Define the relation on $\mathbb{Q}$ by $$[m,n]<[j,k]$$ if and only if $jn-mk$ belongs to $\mathbb{N}$, $j$ and $m$ belong to $\mathbb{Z}$, $n$ and $k$ belong to $\mathbb{N}$.
(a) Show that $<$ is well defined, that is if $(m,n)\sim (m',n')$ and $(j,k)\sim(j',k')$, then $jn-mk$ belongs to $\mathbb{N}$ if and only if $j'n'-m'k'$ belongs to $\mathbb{N}$. Here, $(m,n)\sim (j,k)$ means $mk=jn$.
(b) Show that $<$ is a total order relation on $\mathbb{Q}$.
I get stuck how to use the conditions: $mn'=m'n$ derived from $(m,n)\sim(m',n')$, $jk'=j'k$ derived from $(j,k)\sim(j',k')$ and $jn-mk$ is an natural number to show that $j'n'-m'k'$ is also an natural number in part (a).

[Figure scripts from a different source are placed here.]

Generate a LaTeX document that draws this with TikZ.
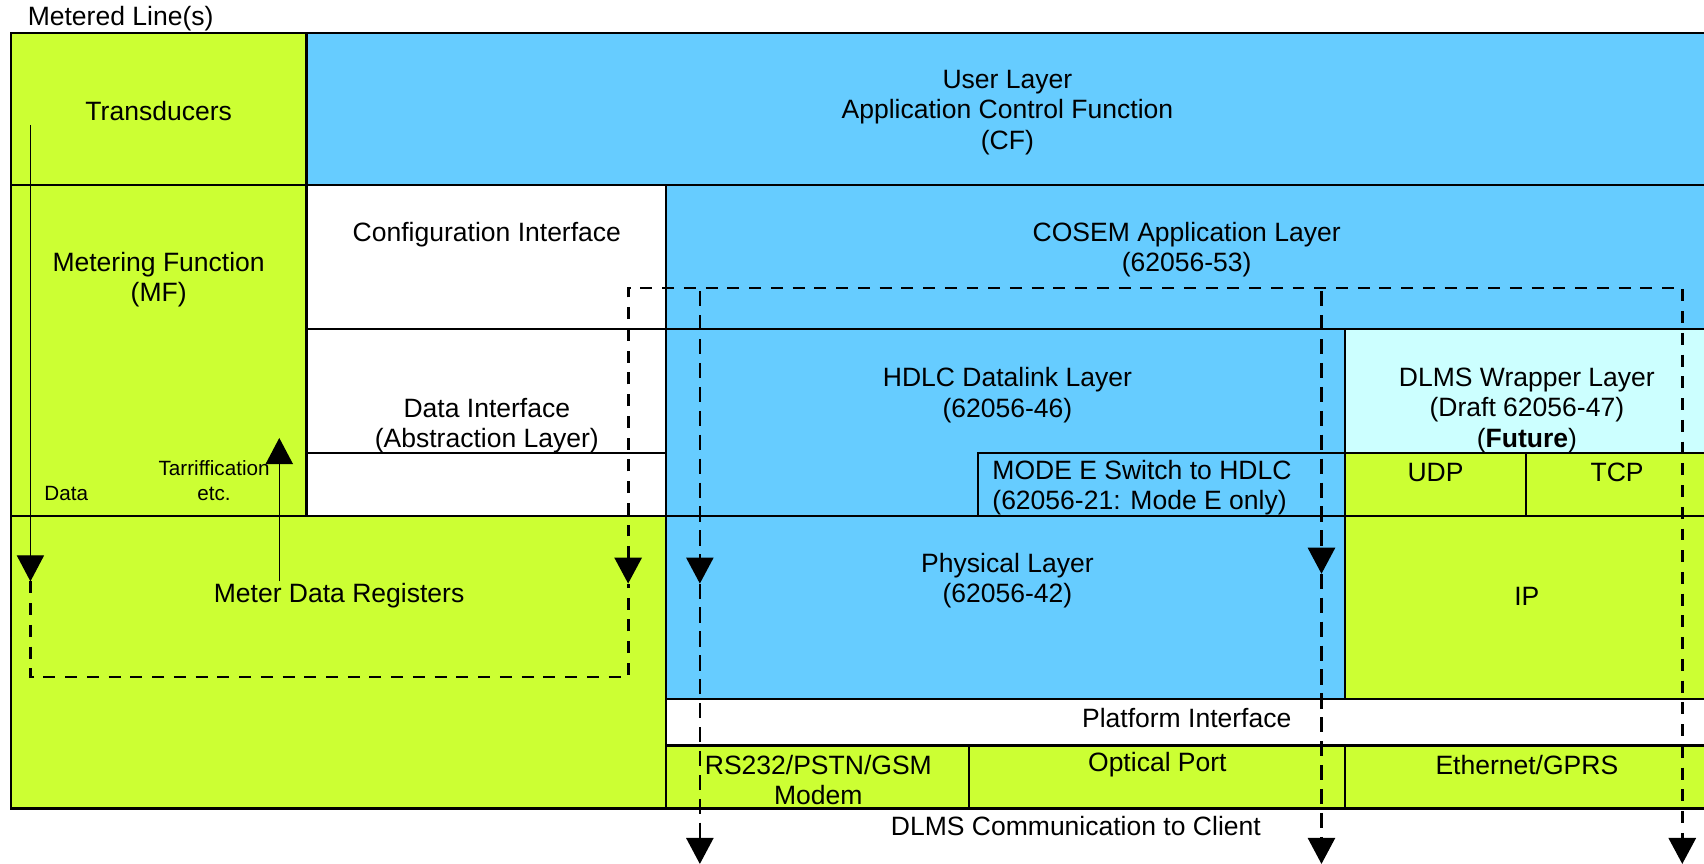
\documentclass[tikz,border=0pt]{standalone}
\usepackage{fontspec}
\setmainfont{Liberation Sans}
\usetikzlibrary{arrows.meta}
\definecolor{mgreen}{HTML}{CCFF33}
\definecolor{mblue}{HTML}{66CCFF}
\definecolor{mcyan}{HTML}{CCFFFF}
\newcommand\layerbox[6]{%
  \node[box, fill=#6, minimum width={(#4)-(#2)}, minimum height={(#5)-(#3)}] (#1) at ({((#2)+(#4))/2},{((#3)+(#5))/2}) {};}
\begin{document}
\begin{tikzpicture}[x=1pt,y=-1pt,
  box/.style={draw=black, line width=2pt, inner sep=0pt, outer sep=0pt},
  txt/.style={font=\fontsize{24.4}{28}\selectfont, align=center, inner sep=0pt, yshift=-1.5pt},
  small/.style={font=\fontsize{19}{23}\selectfont, align=center, inner sep=0pt, yshift=-1pt},
  solidarrow/.style={line width=1.2pt, -{Triangle[length=24pt,width=25pt]}},
  dashthick/.style={line width=2.6pt, dash pattern=on 11pt off 9pt},
  dashthin/.style={line width=2pt, dash pattern=on 14pt off 8pt},
  tipend/.style={-{Triangle[length=24pt,width=25pt]}},
]
\useasboundingbox (0,0) rectangle (1568,795);
\clip (0,0) rectangle (1568,795);

% boxes
\layerbox{trans}{10}{30}{282}{170}{mgreen}
\layerbox{user}{282}{30}{1580}{170}{mblue}
\layerbox{mf}{10}{170}{282}{475}{mgreen}
\layerbox{conf}{282}{170}{613}{303}{white}
\layerbox{cosem}{613}{170}{1580}{303}{mblue}
\layerbox{dataif}{282}{303}{613}{475}{white}
\layerbox{dataiflow}{282}{417}{613}{475}{white}
\layerbox{hdlc}{613}{303}{1238}{475}{mblue}
\layerbox{modee}{900}{417}{1238}{475}{mblue}
\layerbox{dlms}{1238}{303}{1580}{417}{mcyan}
\layerbox{udp}{1238}{417}{1404}{475}{mgreen}
\layerbox{tcp}{1404}{417}{1580}{475}{mgreen}
\layerbox{mdr}{10}{475}{613}{744}{mgreen}
\layerbox{phys}{613}{475}{1238}{643}{mblue}
\layerbox{ip}{1238}{475}{1580}{643}{mgreen}
\layerbox{plat}{613}{643}{1580}{686}{white}
\layerbox{rs}{613}{686}{892}{744}{mgreen}
\layerbox{opt}{892}{686}{1238}{744}{mgreen}
\layerbox{eth}{1238}{686}{1580}{744}{mgreen}

% texts
\node[txt] (tmeter) at (111,16) {Metered Line(s)};
\node[txt] (ttrans) at (146,101) {Transducers};
\node[txt] (tuser) at (927,102) {User Layer\\Application Control Function\\(CF)};
\node[txt] (tmf) at (146,256) {Metering Function\\(MF)};
\node[txt] (tconf) at (448,214) {Configuration Interface};
\node[txt] (tcosem) at (1092,228) {COSEM Application Layer\\(62056-53)};
\node[txt] (tdataif) at (448,390) {Data Interface\\(Abstraction Layer)};
\node[txt] (thdlc) at (927,362) {HDLC Datalink Layer\\(62056-46)};
\node[txt, align=left, anchor=west] (tmodee) at (913,447) {MODE E Switch to HDLC\\(62056-21: Mode E only)};
\node[txt] (tdlms) at (1405,376) {DLMS Wrapper Layer\\(Draft 62056-47)\\(\textbf{Future})};
\node[txt] (tudp) at (1321,433) {UDP};
\node[txt] (ttcp) at (1488,433) {TCP};
\node[small] (tdata) at (61,453) {Data};
\node[small] (ttarif) at (197,441) {Tarriffication\\etc.};
\node[txt] (tmdr) at (312,547) {Meter Data Registers};
\node[txt] (tphys) at (927,533) {Physical Layer\\(62056-42)};
\node[txt] (tip) at (1405,547) {IP};
\node[txt] (tplat) at (1092,659) {Platform Interface};
\node[txt] (trs) at (753,716) {RS232/PSTN/GSM\\Modem};
\node[txt] (topt) at (1065,702) {Optical Port};
\node[txt] (teth) at (1405,702) {Ethernet/GPRS};
\node[txt] (tdlmscomm) at (990,759) {DLMS Communication to Client};

% coordinates for connectors
\coordinate (dataS) at (28,115);
\coordinate (dataT) at (28,535);
\coordinate (loopBL) at (28,623);
\coordinate (loopBR) at (578,623);
\coordinate (regT) at (578,537);
\coordinate (topL) at (578,265);
\coordinate (topR) at (1548,265);
\coordinate (rightB) at (1548,795);
\coordinate (tarS) at (257,535);
\coordinate (tarT) at (257,403);
\coordinate (aS) at (644,268);
\coordinate (aM) at (644,537);
\coordinate (aB) at (644,795);
\coordinate (bS) at (1216,268);
\coordinate (bM) at (1216,528);
\coordinate (bB) at (1216,795);

% connectors
\draw[solidarrow] (dataS) -- (dataT);
\draw[solidarrow] (tarS) -- (tarT);
\draw[dashthick] (dataT) -- (loopBL) -- (loopBR) -- (regT);
\draw[dashthick, {Triangle[length=24pt,width=25pt]}-{Triangle[length=24pt,width=25pt]}] (regT) -- (topL) -- (topR) -- (rightB);
\draw[dashthin, tipend] (aS) -- (aM);
\draw[dashthin, tipend] (aM) -- (aB);
\draw[dashthin, tipend] (bS) -- (bM);
\draw[dashthin, tipend] (bM) -- (bB);
\end{tikzpicture}
\end{document}
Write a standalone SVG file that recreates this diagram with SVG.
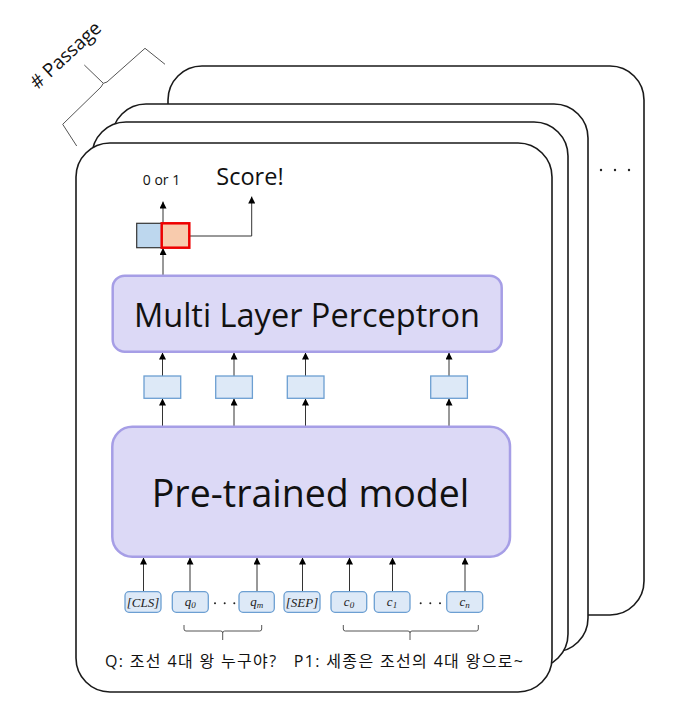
<svg xmlns="http://www.w3.org/2000/svg" width="684" height="712" viewBox="0 0 684 712">
<defs>
<style>
.card{fill:#fff;stroke:#1a1a1a;stroke-width:1.6}
.big{fill:#dcd9f6;stroke:#a69ee6;stroke-width:2.5}
.emb{fill:#dde9f7;stroke:#6c9fd2;stroke-width:1.3}
.tok{fill:#dde9f7;stroke:#6c9fd2;stroke-width:1.3}
.arr{stroke:#333;stroke-width:1;fill:none;marker-end:url(#ah)}
.brace{stroke:#555;stroke-width:1;fill:none;stroke-linejoin:round}
.sans{font-family:"Open Sans","Noto Sans","Noto Sans CJK KR",sans-serif;fill:#111}
.math{font-family:"Liberation Serif",serif;font-style:italic;font-size:13px;fill:#222}
.dot{fill:#222}
</style>
<marker id="ah" viewBox="0 0 10 10" refX="10" refY="5" markerWidth="7" markerHeight="7" markerUnits="userSpaceOnUse" orient="auto">
<path d="M0,0 L10,5 L0,10 z" fill="#000"/>
</marker>
</defs>
<g id="cards">
<rect class="card" x="168" y="66" width="476" height="549" rx="34"/>
<rect class="card" x="112" y="104" width="476" height="548" rx="34"/>
<rect class="card" x="92" y="122" width="476" height="546" rx="34"/>
<rect class="card" x="76" y="143" width="476" height="549" rx="34"/>
</g>
<g id="more-dots">
<circle class="dot" cx="601" cy="170" r="1.2"/>
<circle class="dot" cx="615" cy="170" r="1.2"/>
<circle class="dot" cx="629" cy="170" r="1.2"/>
</g>
<g id="passage-brace">
<path class="brace" d="M76.7,146 L62.7,124.3 L101,87 L103.3,83.3 L84.3,65 M103.3,83.3 L107,82 L145,48.3 L165,64.3"/>
<text class="sans" font-size="19" text-anchor="middle" transform="translate(70,60) rotate(-43)"># Passage</text>
</g>
<g id="connectors">
<line class="arr" x1="143.5" y1="591.7" x2="143.5" y2="557.5"/>
<line class="arr" x1="190" y1="591.7" x2="190" y2="557.5"/>
<line class="arr" x1="257" y1="591.7" x2="257" y2="557.5"/>
<line class="arr" x1="302.5" y1="591.7" x2="302.5" y2="557.5"/>
<line class="arr" x1="349.5" y1="591.7" x2="349.5" y2="557.5"/>
<line class="arr" x1="392.5" y1="591.7" x2="392.5" y2="557.5"/>
<line class="arr" x1="465" y1="591.7" x2="465" y2="557.5"/>
<line class="arr" x1="162.5" y1="426" x2="162.5" y2="398.5"/>
<line class="arr" x1="234" y1="426" x2="234" y2="398.5"/>
<line class="arr" x1="305.5" y1="426" x2="305.5" y2="398.5"/>
<line class="arr" x1="449" y1="426" x2="449" y2="398.5"/>
<line class="arr" x1="162.5" y1="376" x2="162.5" y2="352.5"/>
<line class="arr" x1="234" y1="376" x2="234" y2="352.5"/>
<line class="arr" x1="305.5" y1="376" x2="305.5" y2="352.5"/>
<line class="arr" x1="449" y1="376" x2="449" y2="352.5"/>
<line class="arr" x1="163" y1="275" x2="163" y2="248"/>
<line class="arr" x1="163" y1="223" x2="163" y2="201.5"/>
<path class="arr" d="M189.3,236 H251.7 V196.5"/>
</g>
<g id="output">
<rect x="136.7" y="223.3" width="25" height="24.4" fill="#bdd7ee" stroke="#333" stroke-width="1.2"/>
<rect x="161.7" y="223.3" width="27.6" height="24.4" fill="#f8cbad" stroke="#ee0000" stroke-width="2.5"/>
<text class="sans" x="161.5" y="185" font-size="14" text-anchor="middle">0 or 1</text>
<text class="sans" x="250" y="185" font-size="23.5" text-anchor="middle">Score!</text>
</g>
<g id="mlp">
<rect class="big" x="112.7" y="275.7" width="389" height="76" rx="12"/>
<text class="sans" x="307" y="327" font-size="32.5" text-anchor="middle">Multi Layer Perceptron</text>
</g>
<g id="embeddings">
<rect class="emb" x="144" y="376" width="36.7" height="22.3"/>
<rect class="emb" x="215.7" y="376" width="36.7" height="22.3"/>
<rect class="emb" x="287.3" y="376" width="36.7" height="22.3"/>
<rect class="emb" x="430.7" y="376" width="36.7" height="22.3"/>
</g>
<g id="pretrained">
<rect class="big" x="112.3" y="426.7" width="397.7" height="130" rx="20"/>
<text class="sans" x="310.5" y="507" font-size="37.5" text-anchor="middle">Pre-trained model</text>
</g>
<g id="tokens">
<g id="tok-cls"><rect class="tok" x="125" y="591.7" width="36" height="20.6" rx="4"/><text class="math" x="143" y="606.5" text-anchor="middle">[CLS]</text></g>
<g id="tok-q0"><rect class="tok" x="172.3" y="591.7" width="36" height="20.6" rx="4"/><text class="math" x="190.3" y="605.5" text-anchor="middle">q<tspan font-size="9" dy="2">0</tspan></text></g>
<g id="tok-qm"><rect class="tok" x="239" y="591.7" width="35.3" height="20.6" rx="4"/><text class="math" x="256.7" y="605.5" text-anchor="middle">q<tspan font-size="9" dy="2">m</tspan></text></g>
<g id="tok-sep"><rect class="tok" x="284" y="591.7" width="36" height="20.6" rx="4"/><text class="math" x="302" y="606.5" text-anchor="middle">[SEP]</text></g>
<g id="tok-c0"><rect class="tok" x="331" y="591.7" width="35.7" height="20.6" rx="4"/><text class="math" x="349" y="605.5" text-anchor="middle">c<tspan font-size="9" dy="2">0</tspan></text></g>
<g id="tok-c1"><rect class="tok" x="374.3" y="591.7" width="35.7" height="20.6" rx="4"/><text class="math" x="392" y="605.5" text-anchor="middle">c<tspan font-size="9" dy="2">1</tspan></text></g>
<g id="tok-cn"><rect class="tok" x="446.7" y="591.7" width="36" height="20.6" rx="4"/><text class="math" x="464.7" y="605.5" text-anchor="middle">c<tspan font-size="9" dy="2">n</tspan></text></g>
<circle class="dot" cx="215" cy="603.3" r="1"/>
<circle class="dot" cx="224.7" cy="603.3" r="1"/>
<circle class="dot" cx="234.3" cy="603.3" r="1"/>
<circle class="dot" cx="420.7" cy="603.3" r="1"/>
<circle class="dot" cx="430.3" cy="603.3" r="1"/>
<circle class="dot" cx="440" cy="603.3" r="1"/>
</g>
<g id="braces">
<path class="brace" d="M184,625 V629 Q184,631 186,631 H220.7 Q222.7,631 222.7,633 V640 M222.7,633 Q222.7,631 224.7,631 H259.7 Q261.7,631 261.7,629 V625"/>
<path class="brace" d="M343.3,625 V629 Q343.3,631 345.3,631 H408 Q410,631 410,633 V640 M410,633 Q410,631 412,631 H476.3 Q478.3,631 478.3,629 V625"/>
</g>
<g id="caption">
<text class="sans" x="105" y="666.7" font-size="16" font-family="'Noto Sans CJK KR',sans-serif" textLength="418" lengthAdjust="spacing" xml:space="preserve">Q: 조선 4대 왕 누구야?   P1: 세종은 조선의 4대 왕으로~</text>
</g>
</svg>
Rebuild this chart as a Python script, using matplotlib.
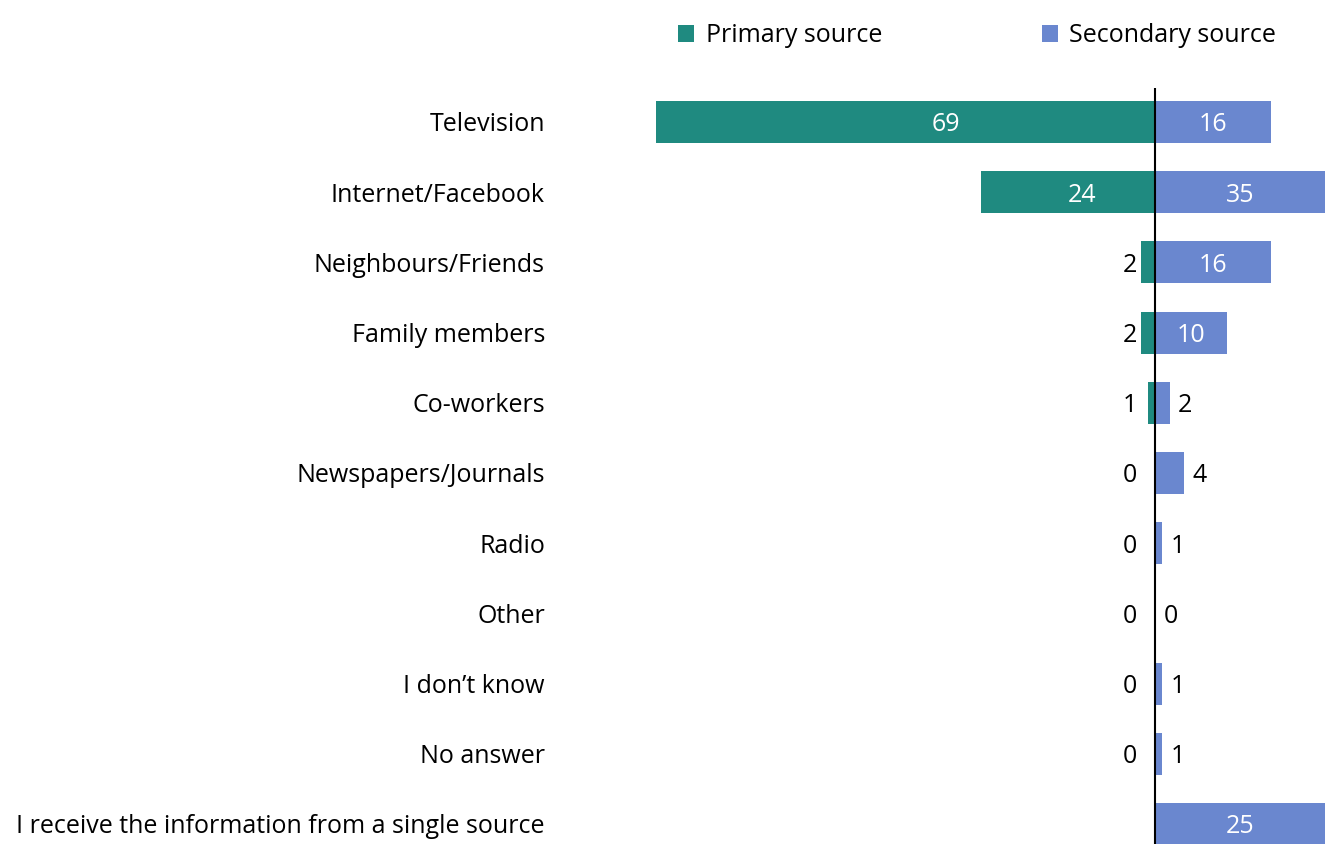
import numpy as np
import matplotlib
matplotlib.use("Agg")
import matplotlib.pyplot as plt

plt.rcParams['font.family'] = ['Open Sans', 'DejaVu Sans']

categories = ["Television", "Internet/Facebook", "Neighbours/Friends", "Family members",
              "Co-workers", "Newspapers/Journals", "Radio", "Other", "I don\u2019t know",
              "No answer", "I receive the information from a single source"]
primary = [69, 24, 2, 2, 1, 0, 0, 0, 0, 0, np.nan]
secondary = [16, 35, 16, 10, 2, 4, 1, 0, 1, 1, 25]

c_primary = '#1f8a80'
c_secondary = '#6a87cf'
fs = 18

fig = plt.figure(figsize=(13.25, 8.44), dpi=100)
ax = fig.add_axes([656 / 1325, 0, 669 / 1325, 756 / 844])

y = np.arange(len(categories))
prim = np.array(primary, dtype=float)
sec = np.array(secondary, dtype=float)

ax.barh(y, -np.nan_to_num(prim), height=0.6, color=c_primary, label='Primary source')
ax.barh(y, sec, height=0.6, color=c_secondary, label='Secondary source')
ax.axvline(0, color='black', lw=1.5)

xmin, xmax = -69, 23.5
ax.set_xlim(xmin, xmax)
ax.set_ylim(10.285, -0.484)

# value labels: white inside big bars, black outside small ones
for i in range(len(categories)):
    p = prim[i]
    if not np.isnan(p):
        if p >= 10:
            ax.text(-p * 0.42, i, f"{p:.0f}", color='white', fontsize=fs,
                    ha='center', va='center_baseline')
        else:
            ax.annotate(f"{p:.0f}", xy=(0, i), xytext=(-13, 0), textcoords='offset points',
                        ha='right', va='center_baseline', fontsize=fs, color='black')
    s = sec[i]
    if s >= 10:
        ax.text(min(s, xmax) / 2, i, f"{s:.0f}", color='white', fontsize=fs,
                ha='center', va='center_baseline')
    else:
        ax.annotate(f"{s:.0f}", xy=(s, i), xytext=(6, 0), textcoords='offset points',
                    ha='left', va='center_baseline', fontsize=fs, color='black')

ax.set_yticks(y)
ax.set_yticklabels(categories, fontsize=fs)
ax.tick_params(axis='y', length=0, pad=80)
ax.set_xticks([])
for sp in ax.spines.values():
    sp.set_visible(False)

fig.legend(loc='upper left', bbox_to_anchor=(668 / 1325, 1 - 13 / 844), ncol=2,
           frameon=False, fontsize=fs, handlelength=0.65, handleheight=0.65,
           handletextpad=0.45, columnspacing=6.4, borderaxespad=0)

fig.savefig('out.png', dpi=100)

Thank you!
What is it all about? How do you mean '$[m,n]\in\Bbb Q$' ? We are building the numbers out of almost nothing, first the natural numbers $1,2,3,..$ then -to ensure inverse for $+$- the integers, now this $[m,n]$ wants to represent the fraction $m/n$.
How to say with these formal pairs that $m/n < j/k$? This is equivalent to $mk<jn$, that is $jn-mk >0$. (I guess, $0\notin\Bbb N$ in your meaning.) Now, this form is acceptable, since division is not available yet, but the expression $jn-mk$ is already defined in $\Bbb Z$.
So, for the specific question: we are to prove (excluding division and fractions) basically that $m'/n'=m/n < j/k =j'/k'$ implies $m'/n'<j'/k'$. For this, first let's take only one step: $[m',n']=[m,n]<[j,k] \Rightarrow [m',n']<[j,k]$:
So we have $m'n=n'm$ and $mk<jn$. Then, since $n>0$ (denominator), the sign of $m$ and $m'$ is the same. Now assume that $m,m'>0$, and approaching $m'k$ for the proof: $$m'mk<jnm'=jn'm $$ Since $m>0$ is assumed, it follows that $m'k<jn'$. If $m,m'<0$ then the relation symbol will turn twice, and you can also check the case $m=m'=0$.